Auch aus finanziellen Gründen waren Frauen aber, wie ihre Schwestern in der DDR, außerhäusig berufstätig; 1960 stellten sie bereits 33,4 Prozent aller Erwerbstätigen. Das heißt jedoch nicht, dass ihre Berufstätigkeit gesellschaftlich anerkannt war: „Geduldet wurde die Berufstätigkeit unverheirateter Frauen oder verheirateter Frauen, solange die finanzielle Situation dies erforderte. Kategorisch abgelehnt wurde hingegen die dauerhafte Berufstätigkeit der Frau über die wirtschaftliche Notlage hinaus und vor allem die der Mutter.“ (S. 314)

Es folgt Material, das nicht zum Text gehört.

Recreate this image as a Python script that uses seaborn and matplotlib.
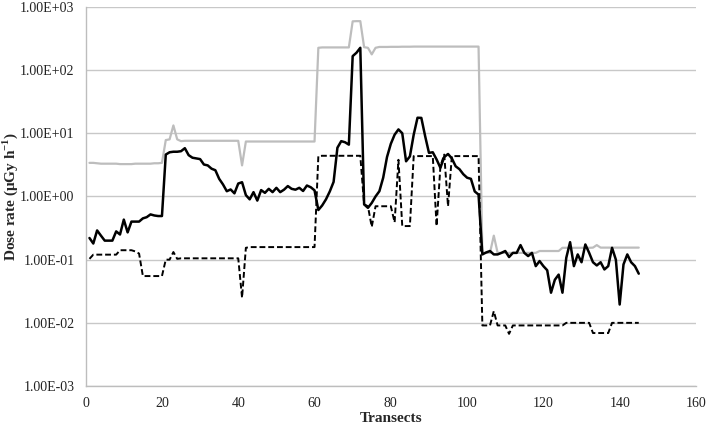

Die Trümmerfrauen-Skulptur in West-Berlin sieht dementsprechend aus: Eine ältere, müde gearbeitete Frau im langen Rock legt zur einer kurzen Pause ihre Hände in den Schoß; in einer Hand hält sie einen Hammer, was für mich neben der Haltung der beiden Figuren (sitzend vs. stehend) fast einen noch größeren Unterschied im Abbild macht. Eine geschulterte Schaufel erweckt den Eindruck einer tatkräftigen Aktion, man sieht die Dame fast vor sich, wie sie sich kraftvoll den Steinmassen nähert, während der Hammer nur an das Putzabklopfen der Ziegel erinnert, eine kleine, leise, fast bürokratische Geste. Außerdem sieht die Figur wie ein Abbild der Vergangenheit aus, während die Aufbauhelferin eindeutig den Weg in die Zukunft antritt. Zusätzlich ist der Standort der Plastik wichtig: Während die Westberliner Trümmerfrau zwar am Ort ihres Wirkens abgebildet wurde (die Rixdorfer Höhe entstand auf einem Schuttberg), bleibt sie doch eher außerhalb der Sicht – im Gegensatz zur Ostberliner Aufbauhelferin, die stolz direkt vor dem Rathaus in der Stadtmitte steht.